Pada 2013, terbit buku berjudul Don’t Drink Your Milk
susunan Frank A Oski. Di situ, ia melihat susu dan Amerika Serikat. Frank
mengaku “penentang” kebijakan pemerintah dan serbuan iklan susu. Ia
menjelaskan: “Pada April 1974, Komisi Perdagangan Federasi pernah mengajukan
keluhan terhadap Dewan Penasihat Produsen Susu California dan agensi
periklanannya. Dalam keluhannya, mereka mengutip slogan ‘semua orang butuh
susu’ sebagai representasi iklan yang salah, menyesatkan, dan menipu. Komisi
Perdagangan Federal menilai testimoni antusias beberapa selebriti tersebut
menyampaikan gambaran yang tidak akurat tentang nilai susu sebagai makanan.”
Keluhan ditanggapi dengan perubahan slogan: “susu memiliki sesuatu”. Kita
sedang membaca buku, bukan bermaksud lekas memastikan benar dan salah.
Buku berisi 164 halaman dapat dibaca untuk mendapat beragam
penjelasan, protes, argumentasi, pesimis, propaganda, dan perdebatan. Usaha
membaca buku berbeda dengan menikmati berita-berita pendek edisi cetak atau
digital. Pendapat atau sanggahan publik tergesa beredar di media sosial
cenderung makin ruwet. Susu memang sapi. Susu itu bisnis besar dan menggiurkan.
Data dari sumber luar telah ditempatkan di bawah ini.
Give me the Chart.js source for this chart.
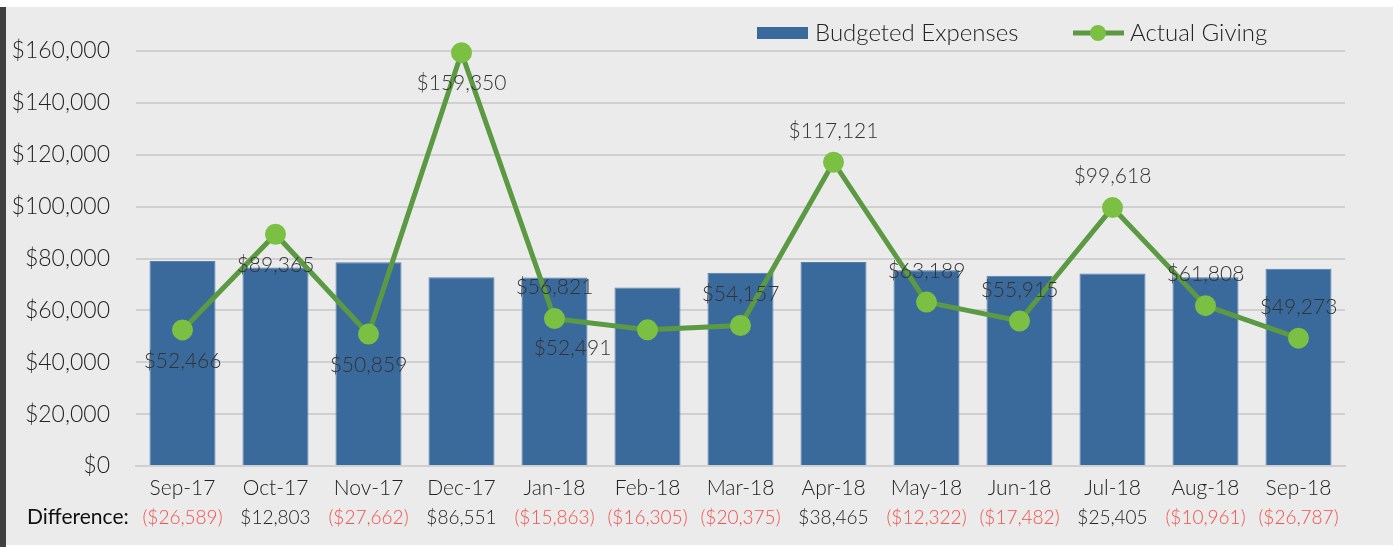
<!DOCTYPE html>
<html>
<head>
<meta charset="utf-8">
<script src="https://cdn.jsdelivr.net/npm/chart.js@4.4.0/dist/chart.umd.min.js"></script>
<style>
  html, body { margin: 0; padding: 0; background: #fff; }
  #wrap { position: relative; width: 1398px; height: 547px; }
</style>
</head>
<body>
<div id="wrap"><canvas id="chart" width="1398" height="547"></canvas></div>
<script>
// chart data
const months = ['Sep-17','Oct-17','Nov-17','Dec-17','Jan-18','Feb-18','Mar-18','Apr-18','May-18','Jun-18','Jul-18','Aug-18','Sep-18']
const budgeted = [79055, 76562, 78521, 72799, 72684, 68796, 74532, 78656, 75511, 73397, 74213, 72769, 76060]
const actual = [52466, 89365, 50859, 159350, 56821, 52491, 54157, 117121, 63189, 55915, 99618, 61808, 49273]
const difference = [-26589, 12803, -27662, 86551, -15863, -16305, -20375, 38465, -12322, -17482, 25405, -10961, -26787]
const yTicks = [0, 20000, 40000, 60000, 80000, 100000, 120000, 140000, 160000]

// where each actual-giving label sits (like the excel chart)
const labelPlace = ['below','below','below','below','above','lowleft','above','above','above','above','above','above','above']

const FONT = 'Lato, "Open Sans", sans-serif'
const BG = '#EBEBEB'

function money(v){
  const s = '$' + Math.abs(v).toLocaleString('en-US')
  return v < 0 ? '(' + s + ')' : s
}

const backdrop = {
  id: 'backdrop',
  beforeDraw(chart){
    const ctx = chart.ctx
    ctx.save()
    ctx.fillStyle = '#ffffff'
    ctx.fillRect(0, 0, chart.width, chart.height)
    ctx.fillStyle = BG
    ctx.fillRect(6, 7, 1387, 538)
    ctx.fillStyle = '#404040'
    ctx.fillRect(0, 7, 6, 540)
    ctx.restore()
  }
}

const extras = {
  id: 'extras',
  afterDatasetsDraw(chart){
    const ctx = chart.ctx
    const x = chart.scales.x
    const bars = chart.data.datasets[0]
    const line = chart.data.datasets[1]
    const meta = chart.getDatasetMeta(1)
    ctx.save()
    // point labels
    ctx.font = '300 21px ' + FONT
    ctx.fillStyle = '#333'
    ctx.textAlign = 'center'
    ctx.textBaseline = 'middle'
    meta.data.forEach((pt, i) => {
      let lx = pt.x, ly = pt.y
      if (labelPlace[i] === 'above') ly -= 31
      else if (labelPlace[i] === 'below') ly += 31
      else if (labelPlace[i] === 'lowleft') { lx -= 75; ly += 18 }
      ctx.fillText(money(actual[i]), lx, ly)
    })
    // difference row
    ctx.font = '21px ' + FONT
    ctx.fillStyle = '#111'
    ctx.textAlign = 'left'
    ctx.fillText('Difference:', 27, 517)
    ctx.font = '300 19px ' + FONT
    ctx.textAlign = 'center'
    difference.forEach((d, i) => {
      ctx.fillStyle = d < 0 ? '#F5504C' : '#222'
      ctx.fillText(money(d), x.getPixelForValue(i), 518)
    })
    // legend
    ctx.font = '300 24px ' + FONT
    ctx.textAlign = 'left'
    ctx.fillStyle = bars.backgroundColor
    ctx.fillRect(757, 27, 51, 12)
    ctx.fillStyle = '#222'
    ctx.fillText(bars.label, 815, 33)
    ctx.strokeStyle = line.borderColor
    ctx.lineWidth = 5
    ctx.beginPath(); ctx.moveTo(1073, 33); ctx.lineTo(1124, 33); ctx.stroke()
    ctx.fillStyle = line.pointBackgroundColor
    ctx.beginPath(); ctx.arc(1098, 33, 8, 0, Math.PI * 2); ctx.fill()
    ctx.fillStyle = '#222'
    ctx.fillText(line.label, 1130, 33)
    ctx.restore()
  }
}

new Chart(document.getElementById('chart'), {
  data: {
    labels: months,
    datasets: [
      {
        type: 'bar',
        label: 'Budgeted Expenses',
        data: budgeted,
        backgroundColor: '#3A6A9B',
        borderColor: '#5580AE',
        borderWidth: 1,
        categoryPercentage: 0.71,
        barPercentage: 1,
        order: 2
      },
      {
        type: 'line',
        label: 'Actual Giving',
        data: actual,
        borderColor: '#5B9A42',
        borderWidth: 5,
        pointBackgroundColor: '#7BC043',
        pointBorderColor: '#7BC043',
        pointRadius: 8,
        pointHoverRadius: 8,
        tension: 0,
        clip: false,
        order: 1
      }
    ]
  },
  options: {
    responsive: false,
    animation: false,
    layout: { padding: { top: 51, right: 53, left: 0, bottom: 0 } },
    plugins: { legend: { display: false }, tooltip: { enabled: false } },
    scales: {
      x: {
        grid: { display: false, drawTicks: false },
        border: { color: '#D0D0D0', width: 2 },
        ticks: { color: '#222', font: { family: FONT, size: 21, weight: '300' }, padding: 10, maxRotation: 0 },
        afterFit(s){ s.height = 81 }
      },
      y: {
        min: 0,
        max: 160000,
        afterBuildTicks(s){ s.ticks = yTicks.map(v => ({ value: v })) },
        grid: { color: '#D0D0D0', lineWidth: 2, drawTicks: false },
        border: { display: false },
        ticks: {
          color: '#222',
          font: { family: FONT, size: 23, weight: '300' },
          padding: 26,
          callback: v => '$' + v.toLocaleString('en-US')
        },
        afterFit(s){ s.width = 136 }
      }
    }
  },
  plugins: [backdrop, extras]
})
</script>
</body>
</html>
Susu itu iklan-iklan tak dijamin benar. Susu telanjur menjadi “mitos” dalam
keluarga demi sehat dan cerdas.
Kita berganti membuka buku berwarna putih berjudul Mitos-Fakta:
Susu dan Kesehatan Manusia (2016) susunan FG Winarno. Buku tipis tapi sesak
informasi. Bapak Ilmu Pangan itu menerangkan: “Susu bukan sekadar jenis
minuman, tetapi juga bagian dari fenomena kebudayaan yang tidak lekang oleh
waktu serta erosi sejarah peradaban manusia. Sebagai pangan manusia, susu telah
mengalami seleksi alam dan tetap diterima hingga saat ini. Peran susu sapi
dapat ditelusuri sejarahnya sejak beribu tahun yang lalu, tetapi mitos tentang
susu tetap bergema hingga saat ini meskipun rata-rata per kapita di berbagai
negara terus meningkat. Contohnya di Amerika Serikat, anak-anak mengonsumsi
rata-rata 0,94 liter susu sapi selama tahun 2011.” Kita makin diajak sepakat
jika susu itu Amerika Serikat. Indonesia belum memiliki sejarah panjang bertema
susu. Indonesia kebingungan dan kewalahan memikirkan susu itu lumrah.
Kita mampir dalam dua buku. Kebijakan pemerintah memerlukan
sodoran bibliografi. Murid-murid menjadi penikmat makan bergizi gratis berhak
mengetahui bacaan-bacaan bertema susu. Di sekolah, susu bisa menjadi tema untuk
diajarkan melalui pengisahan, menggambar, lagu, film, dan lain-lain. Kita belum
ingin terlalu ingin sibuk berdebat gara-gara penjelasan-penjelasan pemerintah.
Kita mendingan menanti susu itu buku agar terbaca beragam keterangan penting
dan argumentatif ketimbang sengketa pendapat tak berujung. Begitu.